WHEN ROMAN ANTIQUITY AND RENAISSANCE CAME TOGETHER IN VIRTUAL 3D ENVIRONMENT: 3D MODELLING CONSIDERATIONS

M. Koehl1, M. Fuchs2, T. Nivola1, J. Koch2, L. Cartier1, and S. Soussoko3 M. Koehl et al.
  • 1INSA Strasbourg / ICube UMR 7357 - Engineering science, computer science and imaging laboratory - Remote Sensing, Radiometry and Optical Imagery Group, France
  • 2Archéologie Alsace, France
  • 3Laetoli Production, France

Keywords: 3D modelling, reconstitution, archaeology, model optimization, AR/VR, knowledge based reconstruction

Abstract. This paper is a review of the modelling of two edifices located in a city which developed on the vestiges of a Roman city during antiquity endowed in the 4th century with a military camp. The term castellum is used for the first structure.
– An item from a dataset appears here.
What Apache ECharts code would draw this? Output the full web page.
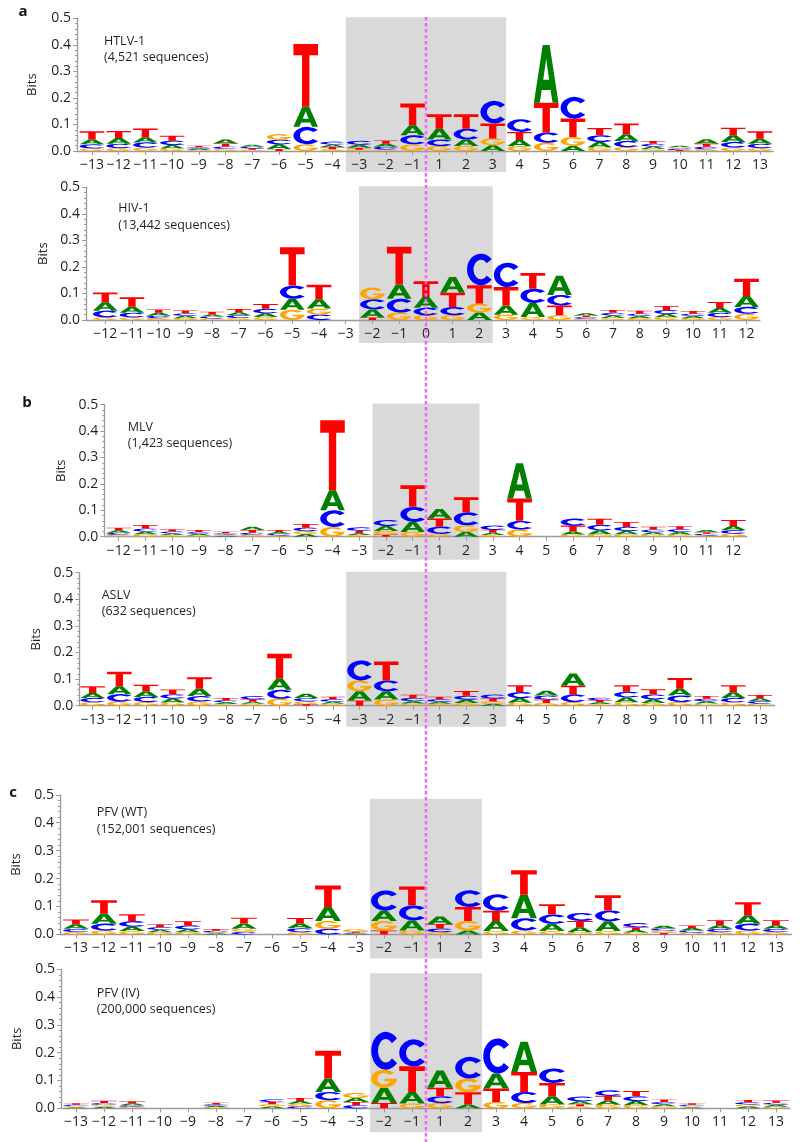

A second structure concerns the remains of a castle dismantled at the end of the 17th century, which was generally known only by an engraving in perspective made shortly before its demolition, and the cadastral matrix that had preserved the traces of its right-of-way. It is a Renaissance castle built in the 16th century by the Württemberg family in the northeast corner of the ruins of the castellum. The projects contain a first part of data analysis and interpretation based on available documents. Similar sites close in terms of architecture, geographical location and construction period were also visited to get inspiration from them and to be able to make proposals for restitution. Despite the lack of data available, the multidisciplinary aspect of these projects is very important. In fact, the experience of archaeologists and the monitoring of modelling throughout its progress is essential to work out models that are both justifiable, at the level of the proposals made and sufficiently complete to be able to be highlighted. Once the models validated, they are integrated in a virtual way into the contemporary urban environment, through an interactive virtual tour. This paper reviews the principles implemented during the modelling, the rendering and the valorisation of the models thru virtual tours and AR/VR implementation.